SOURCE EXCERPT:
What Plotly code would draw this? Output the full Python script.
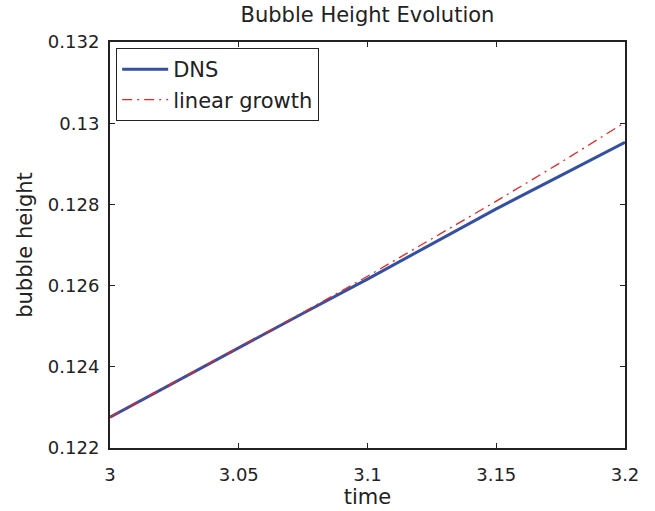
import plotly.graph_objects as go

time = [3.0, 3.025, 3.05, 3.075, 3.1, 3.125, 3.15, 3.175, 3.2]
dns = [0.12276, 0.12362, 0.12448, 0.12532, 0.12616, 0.12702, 0.12789, 0.12871, 0.12953]
linear = [0.12276, 0.12362, 0.12449, 0.12534, 0.12623, 0.12715, 0.12808, 0.12903, 0.13002]

x_ticks = [3, 3.05, 3.1, 3.15, 3.2]
x_labels = ["3", "3.05", "3.1", "3.15", "3.2"]
y_ticks = [0.122, 0.124, 0.126, 0.128, 0.13, 0.132]
y_labels = ["0.122", "0.124", "0.126", "0.128", "0.13", "0.132"]

font = "DejaVu Sans, Verdana, sans-serif"
ink = "#222"

fig = go.Figure()
fig.add_trace(go.Scatter(x=time, y=dns, mode="lines", name="DNS",
                         line=dict(color="rgb(52,80,165)", width=3)))
fig.add_trace(go.Scatter(x=time, y=linear, mode="lines", name="linear growth",
                         line=dict(color="rgb(235,35,35)", width=1.3, dash="10px,5px,2px,5px")))

axis_common = dict(showgrid=False, zeroline=False, showline=True, linecolor=ink,
                   linewidth=2, mirror="ticks", ticks="inside", ticklen=5,
                   tickcolor=ink, tickwidth=1,
                   tickfont=dict(family=font, size=18, color=ink))

fig.update_layout(
    width=655, height=511,
    margin=dict(l=110, r=30, t=42, b=59),
    paper_bgcolor="white", plot_bgcolor="white",
    title=dict(text="Bubble Height Evolution", x=0.5, xref="paper", xanchor="center",
               y=1 - 14.5 / 511, yanchor="middle",
               font=dict(family=font, size=21, color=ink)),
    xaxis=dict(range=[3, 3.2], tickvals=x_ticks, ticktext=x_labels,
               title=dict(text="time", standoff=0, font=dict(family=font, size=21, color=ink)),
               ticklabelstandoff=9, **axis_common),
    yaxis=dict(range=[0.122, 0.132], tickvals=y_ticks, ticktext=y_labels,
               title=dict(text="bubble height", standoff=10, font=dict(family=font, size=21, color=ink)),
               ticklabelstandoff=5, **axis_common),
    legend=dict(x=0.012, y=0.985, xanchor="left", yanchor="top",
                bgcolor="white", bordercolor=ink, borderwidth=1,
                font=dict(family=font, size=21, color=ink),
                tracegroupgap=0, itemwidth=46),
    showlegend=True,
)

fig.write_html("out.html")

GIVEN TASK:
Leave out the pictures and output the rest of the material exactly as written.

WRITTEN ANSWER:
What Plotly code would draw this? Output the full Python script.
import plotly.graph_objects as go

time = [3.0, 3.025, 3.05, 3.075, 3.1, 3.125, 3.15, 3.175, 3.2]
dns = [0.12276, 0.12362, 0.12448, 0.12532, 0.12616, 0.12702, 0.12789, 0.12871, 0.12953]
linear = [0.12276, 0.12362, 0.12449, 0.12534, 0.12623, 0.12715, 0.12808, 0.12903, 0.13002]

x_ticks = [3, 3.05, 3.1, 3.15, 3.2]
x_labels = ["3", "3.05", "3.1", "3.15", "3.2"]
y_ticks = [0.122, 0.124, 0.126, 0.128, 0.13, 0.132]
y_labels = ["0.122", "0.124", "0.126", "0.128", "0.13", "0.132"]

font = "DejaVu Sans, Verdana, sans-serif"
ink = "#222"

fig = go.Figure()
fig.add_trace(go.Scatter(x=time, y=dns, mode="lines", name="DNS",
                         line=dict(color="rgb(52,80,165)", width=3)))
fig.add_trace(go.Scatter(x=time, y=linear, mode="lines", name="linear growth",
                         line=dict(color="rgb(235,35,35)", width=1.3, dash="10px,5px,2px,5px")))

axis_common = dict(showgrid=False, zeroline=False, showline=True, linecolor=ink,
                   linewidth=2, mirror="ticks", ticks="inside", ticklen=5,
                   tickcolor=ink, tickwidth=1,
                   tickfont=dict(family=font, size=18, color=ink))

fig.update_layout(
    width=655, height=511,
    margin=dict(l=110, r=30, t=42, b=59),
    paper_bgcolor="white", plot_bgcolor="white",
    title=dict(text="Bubble Height Evolution", x=0.5, xref="paper", xanchor="center",
               y=1 - 14.5 / 511, yanchor="middle",
               font=dict(family=font, size=21, color=ink)),
    xaxis=dict(range=[3, 3.2], tickvals=x_ticks, ticktext=x_labels,
               title=dict(text="time", standoff=0, font=dict(family=font, size=21, color=ink)),
               ticklabelstandoff=9, **axis_common),
    yaxis=dict(range=[0.122, 0.132], tickvals=y_ticks, ticktext=y_labels,
               title=dict(text="bubble height", standoff=10, font=dict(family=font, size=21, color=ink)),
               ticklabelstandoff=5, **axis_common),
    legend=dict(x=0.012, y=0.985, xanchor="left", yanchor="top",
                bgcolor="white", bordercolor=ink, borderwidth=1,
                font=dict(family=font, size=21, color=ink),
                tracegroupgap=0, itemwidth=46),
    showlegend=True,
)

fig.write_html("out.html")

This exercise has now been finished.